_TASK GOAL_:
Find the line with "Convert this chart to D3.js code." and the line with "const fmt = v", then repeat both of them and every line in between exactly. Omit the pictures.

_RECORD LIST_:
"""

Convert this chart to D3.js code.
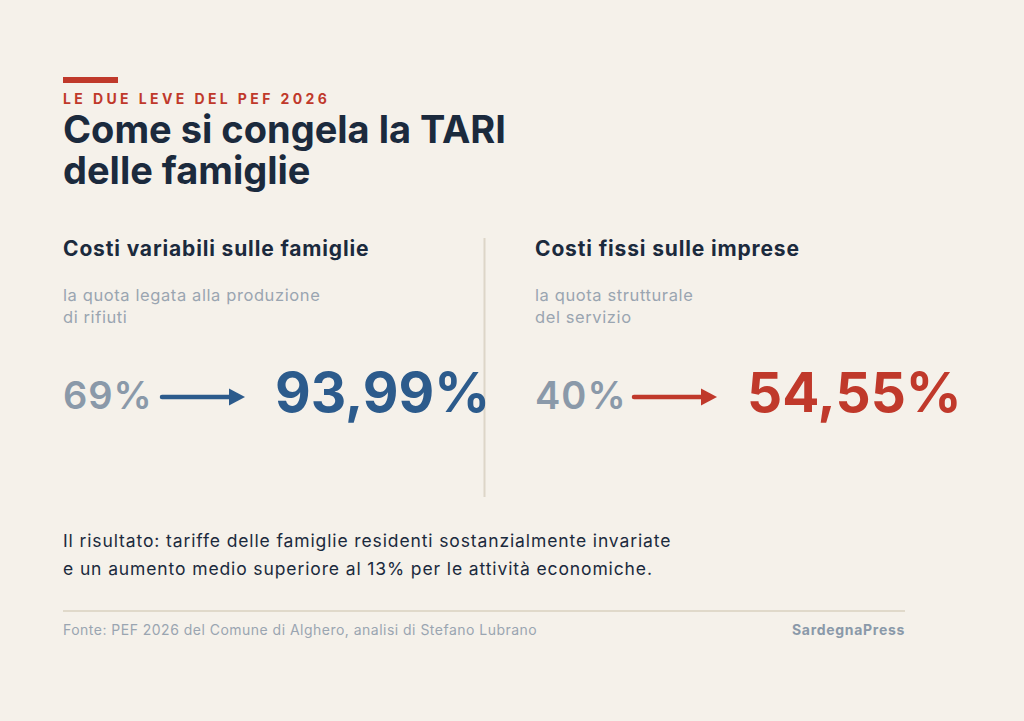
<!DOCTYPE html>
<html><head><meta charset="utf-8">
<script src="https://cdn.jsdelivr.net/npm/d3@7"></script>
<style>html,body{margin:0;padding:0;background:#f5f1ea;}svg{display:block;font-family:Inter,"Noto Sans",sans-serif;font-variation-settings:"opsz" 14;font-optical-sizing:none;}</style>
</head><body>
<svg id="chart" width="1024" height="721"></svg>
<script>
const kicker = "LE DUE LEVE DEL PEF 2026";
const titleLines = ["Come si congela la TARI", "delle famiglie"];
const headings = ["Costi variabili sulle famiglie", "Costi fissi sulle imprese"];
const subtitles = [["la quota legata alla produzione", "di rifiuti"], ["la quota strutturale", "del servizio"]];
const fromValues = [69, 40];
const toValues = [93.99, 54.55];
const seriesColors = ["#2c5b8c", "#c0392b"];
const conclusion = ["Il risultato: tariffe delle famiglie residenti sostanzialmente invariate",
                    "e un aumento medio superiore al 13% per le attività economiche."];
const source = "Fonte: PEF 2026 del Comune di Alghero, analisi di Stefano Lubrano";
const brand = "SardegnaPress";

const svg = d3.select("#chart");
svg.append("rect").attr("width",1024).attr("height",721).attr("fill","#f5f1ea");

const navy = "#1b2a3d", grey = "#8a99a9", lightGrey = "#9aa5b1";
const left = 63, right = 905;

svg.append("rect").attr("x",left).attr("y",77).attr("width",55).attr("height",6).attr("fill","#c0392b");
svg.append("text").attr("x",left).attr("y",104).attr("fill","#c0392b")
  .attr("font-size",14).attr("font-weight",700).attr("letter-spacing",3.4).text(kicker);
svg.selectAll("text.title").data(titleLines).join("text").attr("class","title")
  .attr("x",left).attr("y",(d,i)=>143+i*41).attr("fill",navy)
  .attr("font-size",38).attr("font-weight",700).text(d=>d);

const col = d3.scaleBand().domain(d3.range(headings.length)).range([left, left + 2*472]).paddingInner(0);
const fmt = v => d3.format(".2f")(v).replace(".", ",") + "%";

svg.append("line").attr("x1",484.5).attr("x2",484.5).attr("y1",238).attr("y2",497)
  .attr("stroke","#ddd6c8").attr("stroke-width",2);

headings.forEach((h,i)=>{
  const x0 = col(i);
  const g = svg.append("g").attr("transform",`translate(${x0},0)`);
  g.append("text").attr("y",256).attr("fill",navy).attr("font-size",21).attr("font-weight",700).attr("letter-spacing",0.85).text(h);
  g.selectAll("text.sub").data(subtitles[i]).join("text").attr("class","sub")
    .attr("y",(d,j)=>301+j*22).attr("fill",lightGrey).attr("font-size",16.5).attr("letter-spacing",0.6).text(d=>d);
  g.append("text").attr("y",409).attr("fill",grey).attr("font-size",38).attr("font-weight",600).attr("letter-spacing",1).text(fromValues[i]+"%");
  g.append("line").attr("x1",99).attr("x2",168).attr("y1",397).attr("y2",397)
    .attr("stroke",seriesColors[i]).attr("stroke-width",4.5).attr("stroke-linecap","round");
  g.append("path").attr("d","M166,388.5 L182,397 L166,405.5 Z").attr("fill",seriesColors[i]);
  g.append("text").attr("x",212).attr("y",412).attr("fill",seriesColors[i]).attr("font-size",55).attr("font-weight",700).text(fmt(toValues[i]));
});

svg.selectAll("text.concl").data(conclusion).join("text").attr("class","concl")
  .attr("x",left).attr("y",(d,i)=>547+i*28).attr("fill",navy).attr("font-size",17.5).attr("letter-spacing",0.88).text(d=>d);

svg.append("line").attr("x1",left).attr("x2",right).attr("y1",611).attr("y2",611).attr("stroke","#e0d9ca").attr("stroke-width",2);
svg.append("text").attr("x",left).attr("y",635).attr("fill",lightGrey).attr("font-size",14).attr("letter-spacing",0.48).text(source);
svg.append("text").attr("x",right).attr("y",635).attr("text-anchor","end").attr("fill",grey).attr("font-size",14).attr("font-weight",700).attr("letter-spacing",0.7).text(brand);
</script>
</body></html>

"""
"""

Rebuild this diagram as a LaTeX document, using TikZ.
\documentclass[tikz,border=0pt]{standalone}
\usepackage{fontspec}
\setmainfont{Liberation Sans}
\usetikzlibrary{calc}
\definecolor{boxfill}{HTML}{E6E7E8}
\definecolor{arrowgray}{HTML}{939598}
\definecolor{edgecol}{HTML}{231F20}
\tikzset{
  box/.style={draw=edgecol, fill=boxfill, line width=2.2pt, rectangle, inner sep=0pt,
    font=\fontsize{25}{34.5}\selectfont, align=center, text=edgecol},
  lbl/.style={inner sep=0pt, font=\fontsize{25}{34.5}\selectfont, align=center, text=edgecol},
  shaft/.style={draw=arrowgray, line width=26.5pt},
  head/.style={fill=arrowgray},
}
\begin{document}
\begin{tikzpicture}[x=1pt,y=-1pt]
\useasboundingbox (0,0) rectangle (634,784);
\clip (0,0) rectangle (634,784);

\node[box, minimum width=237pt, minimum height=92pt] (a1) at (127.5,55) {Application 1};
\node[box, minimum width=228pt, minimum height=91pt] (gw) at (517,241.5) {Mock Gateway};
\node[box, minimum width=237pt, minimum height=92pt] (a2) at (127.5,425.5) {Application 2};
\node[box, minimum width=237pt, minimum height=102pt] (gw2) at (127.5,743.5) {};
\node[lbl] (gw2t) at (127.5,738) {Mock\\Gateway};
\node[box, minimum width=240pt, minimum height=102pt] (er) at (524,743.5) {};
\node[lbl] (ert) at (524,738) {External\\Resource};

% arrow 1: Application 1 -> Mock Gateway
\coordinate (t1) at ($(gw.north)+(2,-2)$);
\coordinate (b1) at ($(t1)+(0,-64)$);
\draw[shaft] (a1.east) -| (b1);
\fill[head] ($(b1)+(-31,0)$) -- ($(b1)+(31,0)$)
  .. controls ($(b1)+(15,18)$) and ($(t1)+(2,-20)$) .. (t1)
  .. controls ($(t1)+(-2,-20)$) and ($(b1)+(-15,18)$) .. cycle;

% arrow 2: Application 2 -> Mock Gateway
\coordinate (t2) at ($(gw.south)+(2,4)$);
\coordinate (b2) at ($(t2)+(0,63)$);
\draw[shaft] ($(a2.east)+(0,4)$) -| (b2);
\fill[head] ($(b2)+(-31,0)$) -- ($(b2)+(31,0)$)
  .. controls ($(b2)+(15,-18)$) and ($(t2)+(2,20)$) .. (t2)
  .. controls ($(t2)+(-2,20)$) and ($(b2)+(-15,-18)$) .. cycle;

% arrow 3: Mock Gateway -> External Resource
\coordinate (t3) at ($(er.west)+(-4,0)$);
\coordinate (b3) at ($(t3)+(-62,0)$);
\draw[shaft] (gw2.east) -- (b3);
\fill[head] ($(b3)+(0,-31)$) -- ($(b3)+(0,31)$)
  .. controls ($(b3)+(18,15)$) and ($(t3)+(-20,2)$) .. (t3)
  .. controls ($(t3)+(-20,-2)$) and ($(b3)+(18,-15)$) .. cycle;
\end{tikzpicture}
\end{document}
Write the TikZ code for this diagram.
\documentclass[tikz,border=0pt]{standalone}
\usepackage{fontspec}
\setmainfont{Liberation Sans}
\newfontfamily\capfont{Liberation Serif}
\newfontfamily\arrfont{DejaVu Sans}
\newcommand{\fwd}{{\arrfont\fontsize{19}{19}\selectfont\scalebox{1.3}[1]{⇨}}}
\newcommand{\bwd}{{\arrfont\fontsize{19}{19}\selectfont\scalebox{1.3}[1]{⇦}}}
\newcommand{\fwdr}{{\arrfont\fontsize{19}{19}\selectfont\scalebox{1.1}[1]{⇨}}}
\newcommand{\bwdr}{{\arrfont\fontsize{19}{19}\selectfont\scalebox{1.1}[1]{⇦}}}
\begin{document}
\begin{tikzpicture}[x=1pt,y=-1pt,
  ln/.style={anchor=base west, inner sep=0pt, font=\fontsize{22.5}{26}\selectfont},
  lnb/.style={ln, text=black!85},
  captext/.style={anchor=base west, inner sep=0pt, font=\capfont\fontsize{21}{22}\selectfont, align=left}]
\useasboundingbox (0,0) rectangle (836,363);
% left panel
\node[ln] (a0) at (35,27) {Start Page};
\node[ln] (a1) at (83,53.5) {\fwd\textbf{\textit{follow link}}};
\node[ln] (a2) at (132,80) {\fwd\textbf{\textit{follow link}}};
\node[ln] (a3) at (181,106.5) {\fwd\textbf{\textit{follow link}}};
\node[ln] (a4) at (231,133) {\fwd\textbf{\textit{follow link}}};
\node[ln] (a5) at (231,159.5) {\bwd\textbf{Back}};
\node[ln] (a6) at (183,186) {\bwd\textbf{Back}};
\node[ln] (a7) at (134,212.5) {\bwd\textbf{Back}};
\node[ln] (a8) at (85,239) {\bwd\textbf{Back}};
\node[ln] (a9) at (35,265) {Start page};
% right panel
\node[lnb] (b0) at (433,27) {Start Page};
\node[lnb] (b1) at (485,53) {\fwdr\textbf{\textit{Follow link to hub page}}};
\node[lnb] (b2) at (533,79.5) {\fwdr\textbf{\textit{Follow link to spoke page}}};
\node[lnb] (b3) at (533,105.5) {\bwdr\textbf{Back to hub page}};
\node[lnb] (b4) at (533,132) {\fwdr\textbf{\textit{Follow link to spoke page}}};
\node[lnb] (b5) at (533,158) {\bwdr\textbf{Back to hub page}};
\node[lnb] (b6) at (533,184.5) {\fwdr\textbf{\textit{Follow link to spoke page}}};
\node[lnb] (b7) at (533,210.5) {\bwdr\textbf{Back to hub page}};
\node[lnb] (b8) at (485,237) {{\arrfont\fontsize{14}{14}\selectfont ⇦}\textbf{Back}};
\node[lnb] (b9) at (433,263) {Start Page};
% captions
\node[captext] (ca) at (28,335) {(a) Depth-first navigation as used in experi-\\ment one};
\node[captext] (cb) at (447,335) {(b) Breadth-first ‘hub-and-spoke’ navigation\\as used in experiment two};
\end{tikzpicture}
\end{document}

"""

_ANSWER BELOW_:
Convert this chart to D3.js code.
<!DOCTYPE html>
<html><head><meta charset="utf-8">
<script src="https://cdn.jsdelivr.net/npm/d3@7"></script>
<style>html,body{margin:0;padding:0;background:#f5f1ea;}svg{display:block;font-family:Inter,"Noto Sans",sans-serif;font-variation-settings:"opsz" 14;font-optical-sizing:none;}</style>
</head><body>
<svg id="chart" width="1024" height="721"></svg>
<script>
const kicker = "LE DUE LEVE DEL PEF 2026";
const titleLines = ["Come si congela la TARI", "delle famiglie"];
const headings = ["Costi variabili sulle famiglie", "Costi fissi sulle imprese"];
const subtitles = [["la quota legata alla produzione", "di rifiuti"], ["la quota strutturale", "del servizio"]];
const fromValues = [69, 40];
const toValues = [93.99, 54.55];
const seriesColors = ["#2c5b8c", "#c0392b"];
const conclusion = ["Il risultato: tariffe delle famiglie residenti sostanzialmente invariate",
                    "e un aumento medio superiore al 13% per le attività economiche."];
const source = "Fonte: PEF 2026 del Comune di Alghero, analisi di Stefano Lubrano";
const brand = "SardegnaPress";

const svg = d3.select("#chart");
svg.append("rect").attr("width",1024).attr("height",721).attr("fill","#f5f1ea");

const navy = "#1b2a3d", grey = "#8a99a9", lightGrey = "#9aa5b1";
const left = 63, right = 905;

svg.append("rect").attr("x",left).attr("y",77).attr("width",55).attr("height",6).attr("fill","#c0392b");
svg.append("text").attr("x",left).attr("y",104).attr("fill","#c0392b")
  .attr("font-size",14).attr("font-weight",700).attr("letter-spacing",3.4).text(kicker);
svg.selectAll("text.title").data(titleLines).join("text").attr("class","title")
  .attr("x",left).attr("y",(d,i)=>143+i*41).attr("fill",navy)
  .attr("font-size",38).attr("font-weight",700).text(d=>d);

const col = d3.scaleBand().domain(d3.range(headings.length)).range([left, left + 2*472]).paddingInner(0);
const fmt = v => d3.format(".2f")(v).replace(".", ",") + "%";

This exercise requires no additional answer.